The EU-India trade agreement
It took almost 2 decades to finalize. But now that it has been inked, the EU-India trade agreement is yet another reminder that higher principles such as climate policy and labor protection can get sidelined when geopolitics is at play. The need for both parties to find alternatives to the US as a major trade partner has brought them closer together, enabling more market access than ever before.

Why now?


If it were not for President Trump and his tariff regime, both India and the EU would have likely continued with their hesitation on finalizing the trade deal. Negotiations first began in 2007, and have mainly stalled over the EU’s traditional refusal to broker a deal with states that do not commit to more stringent environmental practices and increased labor welfare. 

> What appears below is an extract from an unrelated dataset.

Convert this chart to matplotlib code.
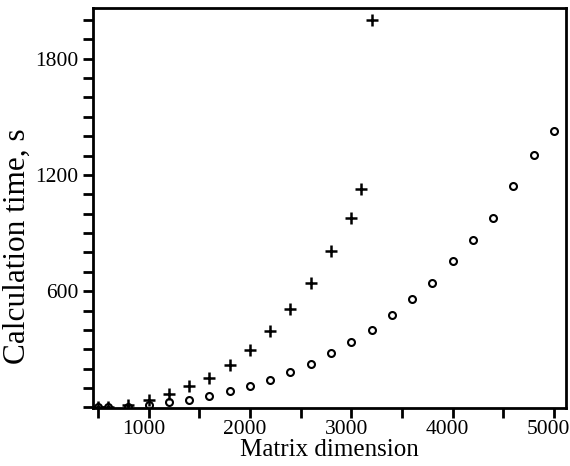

Irrespective of where one stands on the debate over developing countries arguing for a more equitable distribution of the global responsibility to combat climate change, the EU and the US had historically jointly shared the burden of climate and human development leadership. With the EU left on its own, it is now clear that this is a luxury agenda item and ring hollow when the global hegemon refuses to espouse the same principles.

What the EU gets from the agreement


There are tangible wins for the EU in gaining access to India’s historically protectionist market. The automobile sector of the EU will be a beneficiary, because New Delhi has agreed to 250,000 European car exports annually with the gradual reduction of the existing 110% tariff to just 10%. This comes as a shot in the arm for the EU’s automobile sector, which has recently faced stiff competition from the rising popularity of Chinese vehicles in several markets. 

Other sectors such as chemicals, metals, plastics and machinery will get complete removal of duties for most products, saving up to €4 billion per year in duties on European products. 

The agricultural and food production sector will also benefit from the greatly reduced duties. Wines, olive oil and processed food are just some examples of exports that will likely see an increase in market share in India.

Why this makes sense for India


For New Delhi, it is easy to see why this deal was greenlit. Sectors that were previously hit with EU tariffs ranging from 4 to 26 percent, will now have zero duty. This includes textile and clothing, leather products, footwear, chemicals, plastics, sports goods, toys, gems and jewelry, among others. A lot of these are labor-intensive markets in India and the increase in demand for these products in the EU market could potentially lead to more jobs in India.

The future


Once agreed upon, a lot was made of the deal on both sides, but in reality, beyond the trade revenue numbers, the bigger story here is how both sides are insulating themselves against the impact of losing the US as a trade partner.

If Washington keeps icing out its historical allies, it is only a matter of time before they increase cooperation in other areas as well, such as defence and foreign policy. The absence of the US from those conversations would be damaging for its global power projection in the long run.